Only four of our eight puppies came. We were competing with one case of kennel cough, a conformation show in the area, and one handler who keeps forgetting about the class, and another who was taking her pup to the orthodontist (!). We had fun anyway. Would have been twice as much fun with them.
The puppies were very happy to greet each other. They’re old buds now, at four weeks into the class – even last week’s addition, a 12-week-old Rottie girl, was happy to meet up with the other pups.

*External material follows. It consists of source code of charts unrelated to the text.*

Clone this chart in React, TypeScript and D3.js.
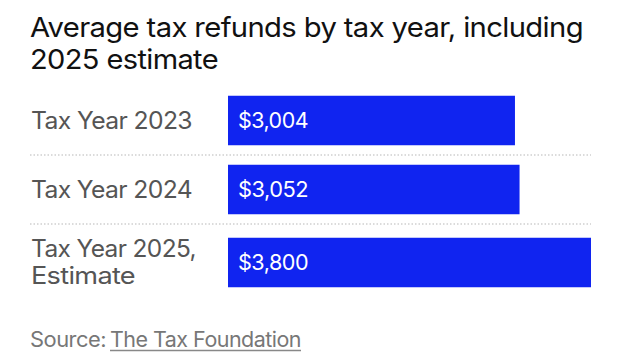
import React from "react";
import * as d3 from "d3";

const titleLines = ["Average tax refunds by tax year, including", "2025 estimate"];
const categories = ["Tax Year 2023", "Tax Year 2024", "Tax Year 2025, Estimate"];
const labelLines = [["Tax Year 2023"], ["Tax Year 2024"], ["Tax Year 2025,", "Estimate"]];
const values = [3004, 3052, 3800];
const sourcePrefix = "Source: ";
const sourceName = "The Tax Foundation";

const W = 620;
const H = 360;
const FONT = "Inter, 'Noto Sans', Roboto, sans-serif";

export default function App() {
  const x = d3.scaleLinear().domain([0, 3800]).range([228, 591]);
  const fmt = d3.format("$,.0f");

  const rowHeights = labelLines.map((l) => (l.length > 1 ? 77 : 69));
  const tops: number[] = [];
  let acc = 86;
  rowHeights.forEach((h) => {
    tops.push(acc);
    acc += h;
  });
  const barH = 49.5;

  const titleWidths = [553, 188];
  const labelWidths: Record<string, number> = {
    "Tax Year 2023": 161,
    "Tax Year 2024": 161,
    "Tax Year 2025,": 165,
    Estimate: 104,
  };

  return (
    <svg
      width={W}
      height={H}
      style={{ position: "absolute", left: 0, top: 0, background: "#fff" }}
      fontFamily={FONT}
    >
      {titleLines.map((t, i) => (
        <text
          key={t}
          x={30}
          y={37 + i * 32}
          fontSize={27.5}
          fill="#111"
          letterSpacing={-0.6}
          textLength={titleWidths[i]}
          lengthAdjust="spacingAndGlyphs"
        >
          {t}
        </text>
      ))}

      {categories.map((c, i) => {
        const top = tops[i];
        const h = rowHeights[i];
        const center = top + h / 2;
        const lines = labelLines[i];
        return (
          <g key={c}>
            {i > 0 && (
              <line
                x1={30}
                x2={591}
                y1={top}
                y2={top}
                stroke="#cfcfcf"
                strokeWidth={1.5}
                strokeDasharray="1.5,2"
              />
            )}
            <rect
              x={x(0)}
              y={center - barH / 2}
              width={x(values[i]) - x(0)}
              height={barH}
              fill="#1024f0"
            />
            {lines.map((l, j) => (
              <text
                key={l}
                x={31}
                y={center + 8 + (j - (lines.length - 1) / 2) * 27}
                fontSize={24}
                fill="#555"
                letterSpacing={-0.6}
                textLength={labelWidths[l]}
                lengthAdjust="spacingAndGlyphs"
              >
                {l}
              </text>
            ))}
            <text
              x={x(0) + 10}
              y={center + 7.5}
              fontSize={21}
              fill="#fff"
              letterSpacing={-0.5}
              textLength={70}
              lengthAdjust="spacingAndGlyphs"
            >
              {fmt(values[i])}
            </text>
          </g>
        );
      })}

      <text x={30} y={347} fontSize={21} fill="#777" letterSpacing={-0.5} textLength={76} lengthAdjust="spacingAndGlyphs">
        {sourcePrefix.trim()}
      </text>
      <text x={110} y={347} fontSize={21} fill="#777" letterSpacing={-0.5} textLength={191} lengthAdjust="spacingAndGlyphs">
        {sourceName}
      </text>
      <line x1={110} x2={301} y1={350.5} y2={350.5} stroke="#888" strokeWidth={1.5} />
    </svg>
  );
}
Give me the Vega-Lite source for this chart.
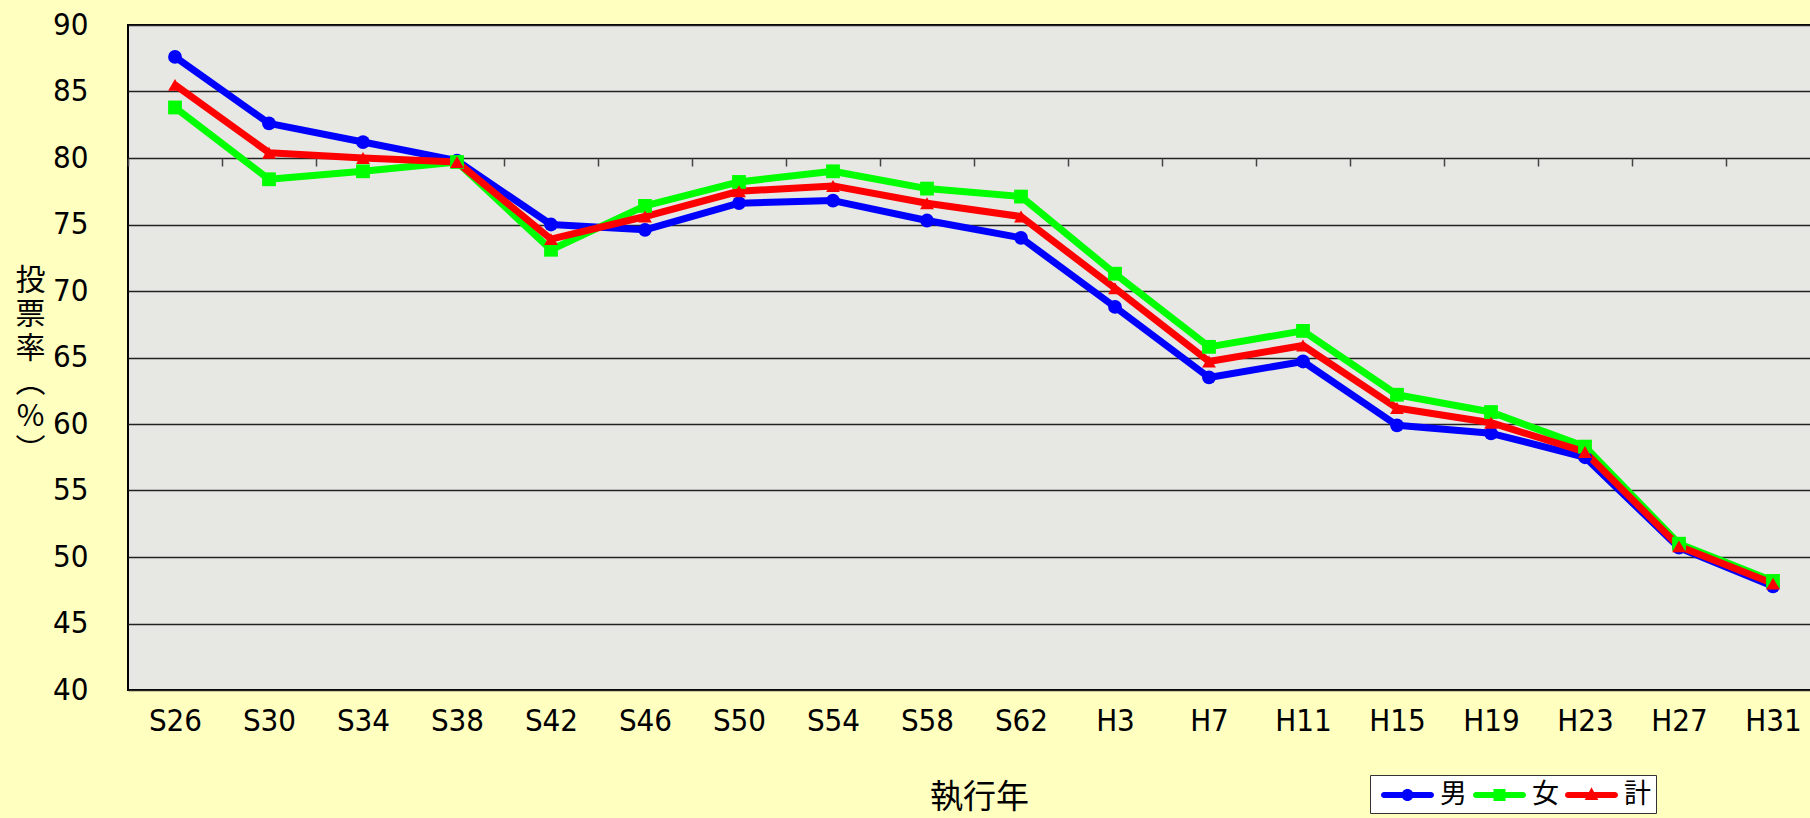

I invited all to wander around on the random “course” I’d laid out with the ladder, about 10 “pods,” Bosus, two FitBones, and two FitBone ramps; the two tarps and the trash bag spread out in a corner, and ending with four cavaletti set at 2”. Next week I must have video! A lovely, gentle chaotic dance ensued, with puppies engaging with the items in the environment and with each other and even occasionally with the puppy “moms” at the ends of their leashes.
Our little cocker pup, who was horrified at the concept of the shiny tarp surface, ended up parading all over the weird stuff and prancing through the ladder (it was her enemy last week). Zazzy, the Berner, who was also terrified of the ladder last week, went through it like an old friend. She kept trying to take the cocker pup (LilyMae) home with her (by the cheek, unfortunately, though she was gentle about it).
This went on for way too long, except that was it continued to be fun for the pups and they all made obvious advances in confidence. Our one older pup, Olive, who is a 10-month-old Lab, was sitting astraddle on the FitBones (another missed Polaroid moment) and doing nice sit-stays and other tricks for her mom.
We did not do targeting to the mat, though we reviewed hand targeting and using it to position the pups around our bodies; did some puppy Zen (they were brilliant – Olive was successful with two hands). We also did not teach the stand. I never teach the stand. I hate to teach the stand.
I love the informality of the class. The people are all opening up and asking more questions of me, are making friends with the other moms, and learning to let their puppies show them what they can do.
Can you believe I’m getting paid to do this?